Work to be completed
Within the entries below, please return exactly the lines from the one with "Recreate this image" through the one with "import seaborn as sns", leaving out any pictures.

Exercise input
======
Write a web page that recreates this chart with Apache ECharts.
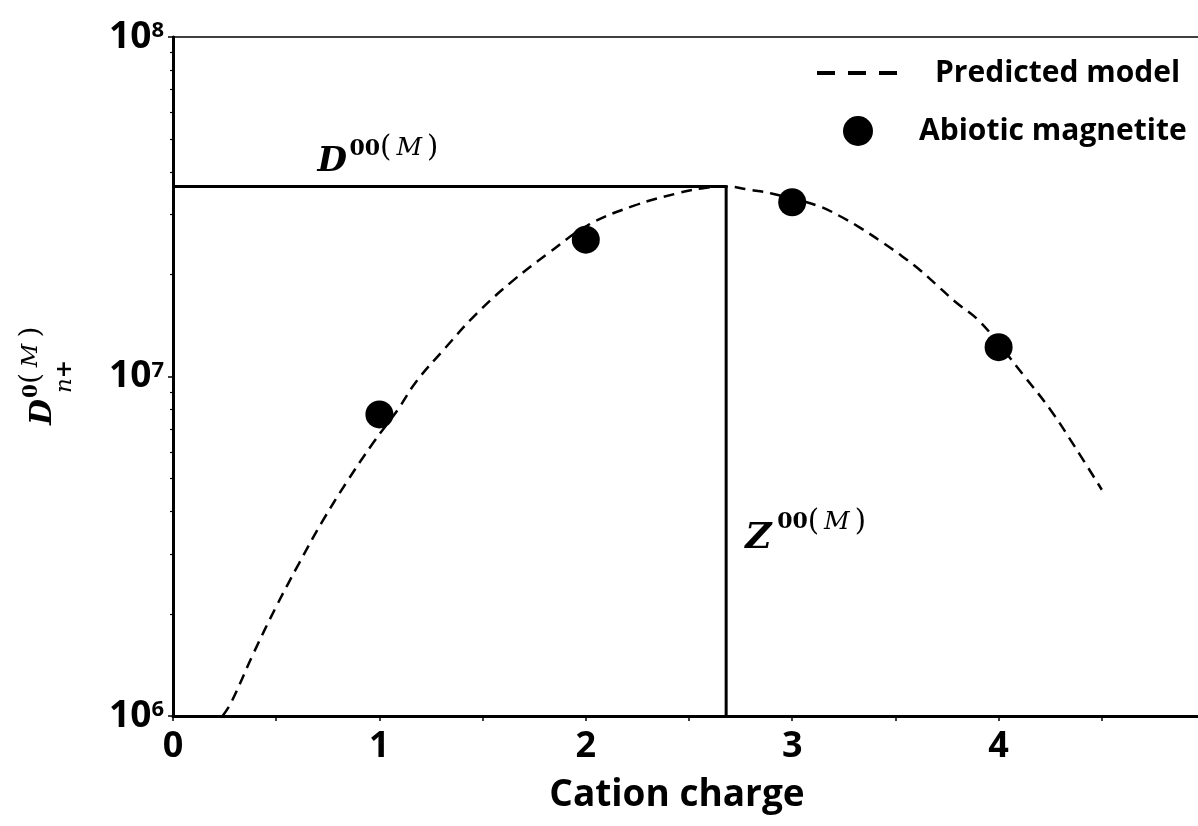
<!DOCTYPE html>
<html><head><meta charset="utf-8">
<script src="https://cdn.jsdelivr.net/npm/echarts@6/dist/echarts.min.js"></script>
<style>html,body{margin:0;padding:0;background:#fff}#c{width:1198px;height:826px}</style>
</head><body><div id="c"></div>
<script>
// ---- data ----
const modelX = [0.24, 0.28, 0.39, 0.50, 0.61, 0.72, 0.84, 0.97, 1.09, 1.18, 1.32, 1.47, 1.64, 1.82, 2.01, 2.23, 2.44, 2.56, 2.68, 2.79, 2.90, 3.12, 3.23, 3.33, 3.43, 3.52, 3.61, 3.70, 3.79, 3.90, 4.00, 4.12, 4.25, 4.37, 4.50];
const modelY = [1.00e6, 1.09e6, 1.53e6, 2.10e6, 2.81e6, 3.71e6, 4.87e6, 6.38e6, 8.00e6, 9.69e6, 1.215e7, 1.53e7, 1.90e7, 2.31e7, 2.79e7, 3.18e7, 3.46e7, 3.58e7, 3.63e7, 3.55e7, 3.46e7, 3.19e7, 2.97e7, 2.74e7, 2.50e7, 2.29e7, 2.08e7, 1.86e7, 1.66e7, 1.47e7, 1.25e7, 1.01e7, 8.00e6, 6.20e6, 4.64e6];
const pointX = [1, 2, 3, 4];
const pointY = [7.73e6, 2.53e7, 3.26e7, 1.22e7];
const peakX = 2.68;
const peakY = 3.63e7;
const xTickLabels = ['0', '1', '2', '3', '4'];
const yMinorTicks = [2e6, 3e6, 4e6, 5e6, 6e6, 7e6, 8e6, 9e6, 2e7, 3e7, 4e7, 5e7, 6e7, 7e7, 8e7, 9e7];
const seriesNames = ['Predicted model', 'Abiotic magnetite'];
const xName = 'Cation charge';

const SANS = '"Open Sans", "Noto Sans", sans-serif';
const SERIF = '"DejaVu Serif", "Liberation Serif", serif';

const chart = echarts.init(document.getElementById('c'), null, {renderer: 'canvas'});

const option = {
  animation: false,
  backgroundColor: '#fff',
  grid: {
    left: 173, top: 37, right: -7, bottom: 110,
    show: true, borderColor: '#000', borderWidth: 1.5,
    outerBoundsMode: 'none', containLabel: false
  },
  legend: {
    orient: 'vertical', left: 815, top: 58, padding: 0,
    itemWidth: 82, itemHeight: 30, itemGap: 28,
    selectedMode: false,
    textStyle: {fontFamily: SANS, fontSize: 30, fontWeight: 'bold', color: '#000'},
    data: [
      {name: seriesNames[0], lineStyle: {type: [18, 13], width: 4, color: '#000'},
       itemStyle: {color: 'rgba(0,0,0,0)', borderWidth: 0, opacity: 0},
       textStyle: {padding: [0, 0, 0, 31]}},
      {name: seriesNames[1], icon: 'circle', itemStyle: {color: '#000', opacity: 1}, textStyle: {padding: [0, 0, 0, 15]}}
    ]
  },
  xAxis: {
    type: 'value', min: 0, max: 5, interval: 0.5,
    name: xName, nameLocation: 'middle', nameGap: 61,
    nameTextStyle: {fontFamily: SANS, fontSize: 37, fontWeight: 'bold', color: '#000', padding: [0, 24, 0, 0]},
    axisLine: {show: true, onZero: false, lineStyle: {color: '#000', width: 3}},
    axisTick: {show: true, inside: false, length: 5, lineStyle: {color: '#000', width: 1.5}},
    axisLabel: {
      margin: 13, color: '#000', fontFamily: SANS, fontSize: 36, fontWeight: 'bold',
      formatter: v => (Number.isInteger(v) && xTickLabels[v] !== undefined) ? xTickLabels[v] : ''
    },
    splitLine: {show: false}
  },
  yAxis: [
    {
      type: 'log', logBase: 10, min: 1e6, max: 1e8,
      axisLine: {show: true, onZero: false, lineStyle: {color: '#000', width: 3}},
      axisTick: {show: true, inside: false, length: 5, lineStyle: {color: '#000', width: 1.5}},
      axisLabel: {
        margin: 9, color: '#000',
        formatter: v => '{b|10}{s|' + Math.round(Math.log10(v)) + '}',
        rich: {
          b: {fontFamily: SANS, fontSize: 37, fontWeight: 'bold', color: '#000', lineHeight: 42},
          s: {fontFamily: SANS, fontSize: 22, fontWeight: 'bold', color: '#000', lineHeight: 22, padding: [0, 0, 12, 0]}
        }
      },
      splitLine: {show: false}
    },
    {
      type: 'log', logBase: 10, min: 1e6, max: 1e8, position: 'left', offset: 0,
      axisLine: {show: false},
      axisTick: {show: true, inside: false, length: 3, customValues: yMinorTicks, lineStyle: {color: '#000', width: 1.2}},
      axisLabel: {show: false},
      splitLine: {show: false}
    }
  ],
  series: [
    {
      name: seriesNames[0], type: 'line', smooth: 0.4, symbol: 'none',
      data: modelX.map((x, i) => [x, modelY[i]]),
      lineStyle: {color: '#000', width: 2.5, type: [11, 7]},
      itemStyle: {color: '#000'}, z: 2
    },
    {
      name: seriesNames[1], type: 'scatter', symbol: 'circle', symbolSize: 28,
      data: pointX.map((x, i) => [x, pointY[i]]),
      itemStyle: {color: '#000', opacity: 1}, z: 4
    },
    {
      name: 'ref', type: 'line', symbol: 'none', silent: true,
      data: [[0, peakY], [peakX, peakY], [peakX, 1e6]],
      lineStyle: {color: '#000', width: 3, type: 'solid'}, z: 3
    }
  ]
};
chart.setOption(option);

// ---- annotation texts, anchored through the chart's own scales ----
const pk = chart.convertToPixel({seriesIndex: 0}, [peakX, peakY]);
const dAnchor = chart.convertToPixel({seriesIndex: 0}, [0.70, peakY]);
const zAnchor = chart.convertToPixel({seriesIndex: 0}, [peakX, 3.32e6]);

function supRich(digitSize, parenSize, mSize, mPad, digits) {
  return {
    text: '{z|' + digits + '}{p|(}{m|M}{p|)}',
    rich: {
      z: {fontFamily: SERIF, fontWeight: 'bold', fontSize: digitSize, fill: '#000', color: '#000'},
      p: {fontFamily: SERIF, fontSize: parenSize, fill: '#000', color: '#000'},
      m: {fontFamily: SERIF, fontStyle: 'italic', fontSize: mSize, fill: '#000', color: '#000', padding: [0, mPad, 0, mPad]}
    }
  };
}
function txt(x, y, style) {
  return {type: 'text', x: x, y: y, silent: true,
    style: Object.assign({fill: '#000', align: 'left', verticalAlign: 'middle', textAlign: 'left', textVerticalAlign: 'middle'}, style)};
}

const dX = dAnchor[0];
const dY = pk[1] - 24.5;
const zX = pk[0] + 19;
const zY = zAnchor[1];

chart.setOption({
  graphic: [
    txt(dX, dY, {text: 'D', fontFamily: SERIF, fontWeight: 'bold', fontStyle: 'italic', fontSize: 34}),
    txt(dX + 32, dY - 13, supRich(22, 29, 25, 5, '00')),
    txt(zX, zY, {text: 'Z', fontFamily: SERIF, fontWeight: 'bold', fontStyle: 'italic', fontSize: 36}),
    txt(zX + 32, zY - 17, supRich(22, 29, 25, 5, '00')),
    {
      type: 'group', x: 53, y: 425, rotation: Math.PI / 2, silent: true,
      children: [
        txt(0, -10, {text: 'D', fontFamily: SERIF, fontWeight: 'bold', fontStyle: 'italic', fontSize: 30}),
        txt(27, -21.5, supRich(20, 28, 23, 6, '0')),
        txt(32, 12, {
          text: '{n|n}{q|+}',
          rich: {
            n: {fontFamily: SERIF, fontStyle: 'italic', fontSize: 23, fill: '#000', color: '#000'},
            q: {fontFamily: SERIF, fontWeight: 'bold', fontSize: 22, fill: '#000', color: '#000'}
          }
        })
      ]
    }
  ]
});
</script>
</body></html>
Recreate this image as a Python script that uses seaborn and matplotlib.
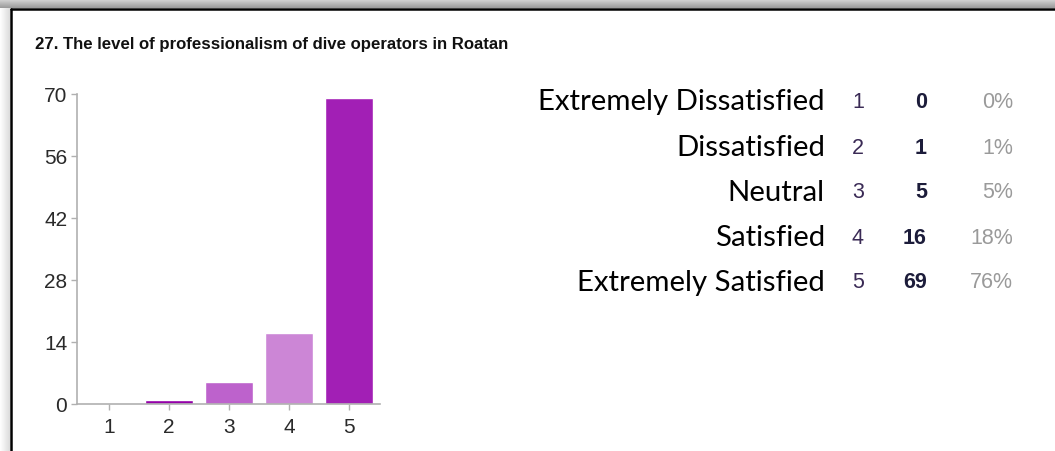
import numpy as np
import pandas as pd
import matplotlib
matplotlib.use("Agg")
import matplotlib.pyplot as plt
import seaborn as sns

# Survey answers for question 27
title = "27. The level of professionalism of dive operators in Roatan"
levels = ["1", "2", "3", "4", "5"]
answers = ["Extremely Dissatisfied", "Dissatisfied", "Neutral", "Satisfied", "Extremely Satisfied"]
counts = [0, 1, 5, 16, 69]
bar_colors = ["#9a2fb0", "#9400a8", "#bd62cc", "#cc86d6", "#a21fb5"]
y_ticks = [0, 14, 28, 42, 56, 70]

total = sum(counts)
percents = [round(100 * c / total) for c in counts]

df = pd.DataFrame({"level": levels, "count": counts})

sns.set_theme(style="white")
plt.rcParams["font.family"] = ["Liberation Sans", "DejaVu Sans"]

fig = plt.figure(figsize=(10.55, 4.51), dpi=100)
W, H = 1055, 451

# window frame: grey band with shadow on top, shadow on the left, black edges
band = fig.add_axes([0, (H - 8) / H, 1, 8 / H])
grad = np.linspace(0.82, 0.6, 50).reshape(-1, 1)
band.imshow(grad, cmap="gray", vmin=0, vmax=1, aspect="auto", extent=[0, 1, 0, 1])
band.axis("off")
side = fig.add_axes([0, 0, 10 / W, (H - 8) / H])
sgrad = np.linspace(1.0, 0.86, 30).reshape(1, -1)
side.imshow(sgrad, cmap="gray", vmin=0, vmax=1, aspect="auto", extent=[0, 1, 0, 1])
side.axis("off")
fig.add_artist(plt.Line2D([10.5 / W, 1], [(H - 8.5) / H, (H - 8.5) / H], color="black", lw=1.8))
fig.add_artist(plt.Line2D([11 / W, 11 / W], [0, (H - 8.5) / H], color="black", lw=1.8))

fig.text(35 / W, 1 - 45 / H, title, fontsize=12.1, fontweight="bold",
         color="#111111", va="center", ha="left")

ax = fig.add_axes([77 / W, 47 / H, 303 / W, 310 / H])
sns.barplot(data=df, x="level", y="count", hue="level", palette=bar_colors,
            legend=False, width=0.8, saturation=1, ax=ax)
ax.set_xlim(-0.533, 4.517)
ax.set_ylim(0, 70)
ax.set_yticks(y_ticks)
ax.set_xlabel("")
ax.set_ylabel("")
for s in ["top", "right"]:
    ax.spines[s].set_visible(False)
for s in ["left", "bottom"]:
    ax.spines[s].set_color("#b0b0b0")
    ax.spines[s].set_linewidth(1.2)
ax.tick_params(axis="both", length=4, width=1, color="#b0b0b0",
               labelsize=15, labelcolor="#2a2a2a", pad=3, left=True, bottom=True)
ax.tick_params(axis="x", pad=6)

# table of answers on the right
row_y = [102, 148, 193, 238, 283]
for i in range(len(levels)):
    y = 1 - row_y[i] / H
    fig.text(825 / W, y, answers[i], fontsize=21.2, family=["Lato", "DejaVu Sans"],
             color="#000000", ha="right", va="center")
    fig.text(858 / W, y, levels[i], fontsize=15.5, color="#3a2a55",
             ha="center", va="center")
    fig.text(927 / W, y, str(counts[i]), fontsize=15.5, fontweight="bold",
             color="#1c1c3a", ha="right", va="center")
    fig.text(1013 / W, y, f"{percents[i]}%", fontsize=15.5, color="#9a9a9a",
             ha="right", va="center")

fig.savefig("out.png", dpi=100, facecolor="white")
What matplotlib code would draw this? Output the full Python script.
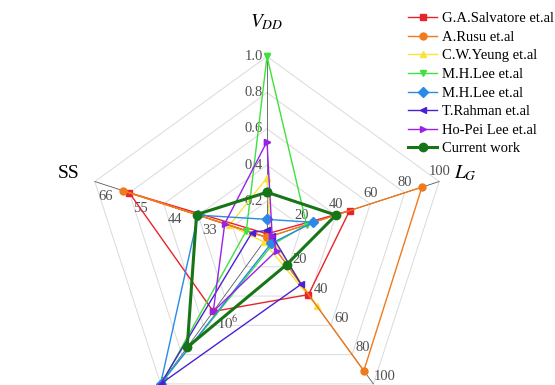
======
Complete answer
Recreate this image as a Python script that uses seaborn and matplotlib.
import numpy as np
import pandas as pd
import matplotlib
matplotlib.use("Agg")
import matplotlib.pyplot as plt
import seaborn as sns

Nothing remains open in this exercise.